Low Iron?

 

Iron is an essential trace mineral that plays a number of important physiological roles in humans, including oxygen transport, energy metabolism, and neurotransmitter synthesis.

When your stomach is generously acidic, it’s surrounded by a plush mucus wall. That thick mucus wall also contains the major constituents for helping you to absorb Iron from the food you eat.

To be absorbed, iron must be in the ferrous (Fe2+) state or bound by a protein such as heme. Stomach acid (HcL) helps convert ferric iron (Fe3+), from your food, to ferrous iron. A vegetarian diet primary contains non-heme iron (existing in the ferric insoluble iron form) ,and an omnivorous diet contains mostly heme iron (the soluble form of iron). HcL or gastric stomach acid is required for iron absorption because it dissolves the insoluble ferric salts and enables the conversion to Fe2+ [ferrous, also known as iron 2], allowing them to now be absorbed by the brush border enzymes in the small intestine.

Much like the control of salivary secretions, the gastric secretions (including mucus secretion) is largely controlled by neural influences. An increase in mucus production is signalled by a stimulation of the Vagus nerve (*tress response hint). If we are always in a sympathetic nervous system response (Flight, Fight or Freeze) our stomach acid will be compromised. This may include the influence of physical, mental or mechanical stressors.

So, in short, even if you eat the foods that contains the iron (these are often animal proteins) you still need constituents from a healthy and functional stomach to utilise those nutrients, without which your red meat will be wasted.

I am often seeing clients consuming more red meat than they ever have, with excessively reduced ferritin, RBC and hemoglobin and hematocrit. This suggests that their low iron status is not a matter of low iron in their diet but more likely a matter of deficient stomach acid, which requires a thick mucus lining, allowing for the proper conversion of dietary iron to usable iron for the blood cells and storage.
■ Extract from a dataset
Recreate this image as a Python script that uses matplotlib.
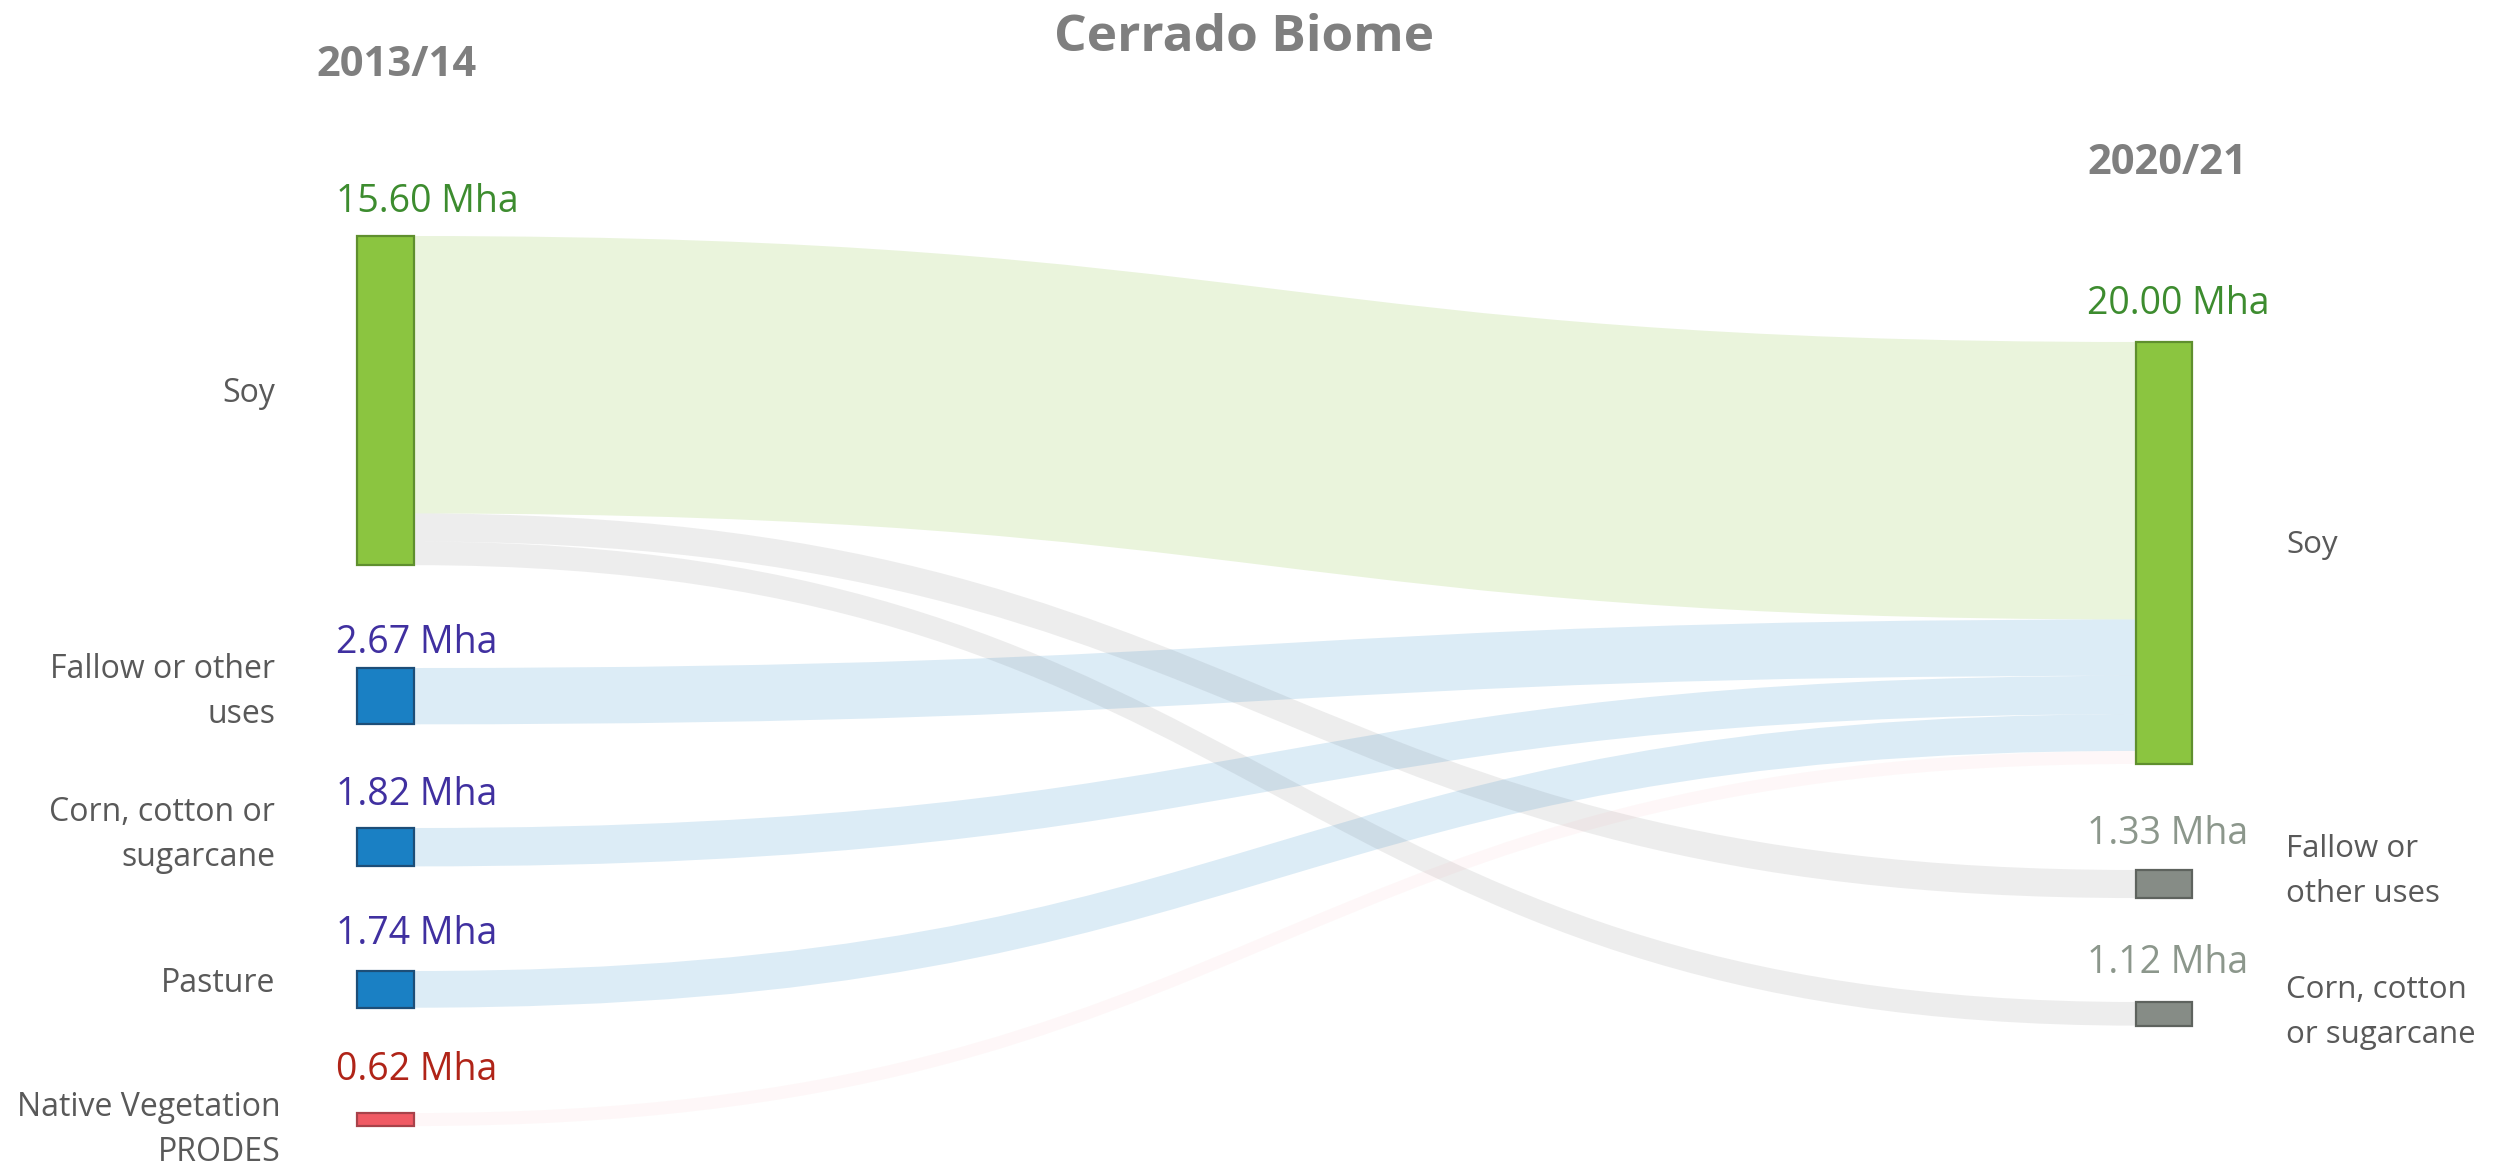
import matplotlib
matplotlib.use("Agg")
import matplotlib.pyplot as plt
from matplotlib.path import Path
from matplotlib.patches import PathPatch, Rectangle
from matplotlib.colors import to_rgba

plt.rcParams['font.family'] = ['Open Sans', 'DejaVu Sans']

# ---- data ----
title = "Cerrado Biome"
left_year = "2013/14"
right_year = "2020/21"

left_nodes = ["Soy", "Fallow or other\nuses", "Corn, cotton or\nsugarcane", "Pasture", "Native Vegetation\nPRODES"]
left_values = [15.60, 2.67, 1.82, 1.74, 0.62]

right_nodes = ["Soy", "Fallow or\nother uses", "Corn, cotton\nor sugarcane"]
right_values = [20.00, 1.33, 1.12]

flow_src = [0, 0, 0, 1, 2, 3, 4]
flow_dst = [0, 1, 2, 0, 0, 0, 0]
flow_values = [13.15, 1.33, 1.12, 2.67, 1.82, 1.74, 0.62]

# ---- styling / layout ----
left_fill = ["#8BC540", "#1A80C4", "#1A80C4", "#1A80C4", "#F05A64"]
left_edge = ["#5F8F2E", "#1D4E78", "#1D4E78", "#1D4E78", "#A8424A"]
left_txt = ["#3D8C2F", "#4030A0", "#4030A0", "#4030A0", "#B02418"]
right_fill = ["#8BC540", "#868C86", "#868C86"]
right_edge = ["#5F8F2E", "#5E635E", "#5E635E"]
right_txt = ["#3D8C2F", "#8C978C", "#8C978C"]
flow_col = [("#8BC540", 0.18), ("#9E9E9E", 0.18), ("#9E9E9E", 0.18),
            ("#1A80C4", 0.15), ("#1A80C4", 0.15), ("#1A80C4", 0.15),
            ("#F05A64", 0.045)]

px_per_mha = 21.1
lx0, lx1 = 357, 414          # left column
rx0, rx1 = 2136, 2192        # right column
left_tops = [236, 668, 828, 971, 1113]
right_tops = [342, 870, 1002]
left_val_base = [212, 653, 805, 944, 1080]
right_val_base = [314, 844, 973]
left_lab_base = [402, 678, 821, 992, 1116]
left_lab_x = [275, 275, 275, 275, 281]
right_lab_base = [553, 857, 998]
line_gap = 45

label_grey = "#595959"
head_grey = "#7F7F7F"

fig = plt.figure(figsize=(24.96, 11.68), dpi=100)
ax = fig.add_axes([0, 0, 1, 1])
ax.set_xlim(0, 2496)
ax.set_ylim(1168, 0)
ax.axis('off')

# flows
l_off = [0.0] * len(left_values)
r_off = [0.0] * len(right_values)
for i in range(len(flow_values)):
    s, d, v = flow_src[i], flow_dst[i], flow_values[i]
    h = v * px_per_mha
    y0 = left_tops[s] + l_off[s]
    y1 = right_tops[d] + r_off[d]
    l_off[s] += h
    r_off[d] += h
    xm = (lx1 + rx0) / 2
    verts = [(lx1, y0), (xm, y0), (xm, y1), (rx0, y1),
             (rx0, y1 + h), (xm, y1 + h), (xm, y0 + h), (lx1, y0 + h),
             (lx1, y0)]
    codes = [Path.MOVETO, Path.CURVE4, Path.CURVE4, Path.CURVE4,
             Path.LINETO, Path.CURVE4, Path.CURVE4, Path.CURVE4,
             Path.CLOSEPOLY]
    c, a = flow_col[i]
    ax.add_patch(PathPatch(Path(verts, codes), facecolor=to_rgba(c, a),
                           edgecolor='none', zorder=1))

# nodes
for i, v in enumerate(left_values):
    ax.add_patch(Rectangle((lx0, left_tops[i]), lx1 - lx0, v * px_per_mha,
                           facecolor=left_fill[i], edgecolor=left_edge[i],
                           linewidth=1.6, zorder=3))
    ax.text(336, left_val_base[i], f"{v:.2f} Mha", color=left_txt[i],
            fontsize=27, ha='left', va='baseline')
    for k, line in enumerate(left_nodes[i].split("\n")):
        ax.text(left_lab_x[i], left_lab_base[i] + k * line_gap, line,
                color=label_grey, fontsize=23, ha='right', va='baseline')

for i, v in enumerate(right_values):
    ax.add_patch(Rectangle((rx0, right_tops[i]), rx1 - rx0, v * px_per_mha,
                           facecolor=right_fill[i], edgecolor=right_edge[i],
                           linewidth=1.6, zorder=3))
    ax.text(2087, right_val_base[i], f"{v:.2f} Mha", color=right_txt[i],
            fontsize=27, ha='left', va='baseline')
    for k, line in enumerate(right_nodes[i].split("\n")):
        ax.text(2286, right_lab_base[i] + k * line_gap, line,
                color=label_grey, fontsize=22.5, ha='left', va='baseline')

# headers
ax.text(1244, 51, title, color=head_grey, fontsize=37, fontweight='bold',
        ha='center', va='baseline')
ax.text(397, 76, left_year, color=head_grey, fontsize=30, fontweight='bold',
        ha='center', va='baseline')
ax.text(2167, 174, right_year, color=head_grey, fontsize=30, fontweight='bold',
        ha='center', va='baseline')

fig.savefig("out.png", dpi=100, facecolor="white")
Accumulating evidence indicates that excess of unabsorbed iron (so you’re eating that hormone-free grass-fed meat but your are not absorbing the iron) in the colonic lumen causes unwanted side effects at the intestinal host–microbiota interface. Unabsorbed iron may cause unhelpful growth, composition, metabolism and pathogenicity of the gut microbiota detrimental to human health.

A low iron picture is a secondary state, one that deserves proper investigation of where the underlying factor may reside, and not a primary diagnosis. Without adequate HcL it is extremely difficult to have optimal iron levels.

Constipation, diarrhoea, food malabsorption, reflux, bloating, candida, parasite infections are all common symptoms of low stomach acid.

With a low digestive capacity you can be walking around eating the best diet ever and still be malnourished because your body can’t utilise the nutrients you’re bringing in.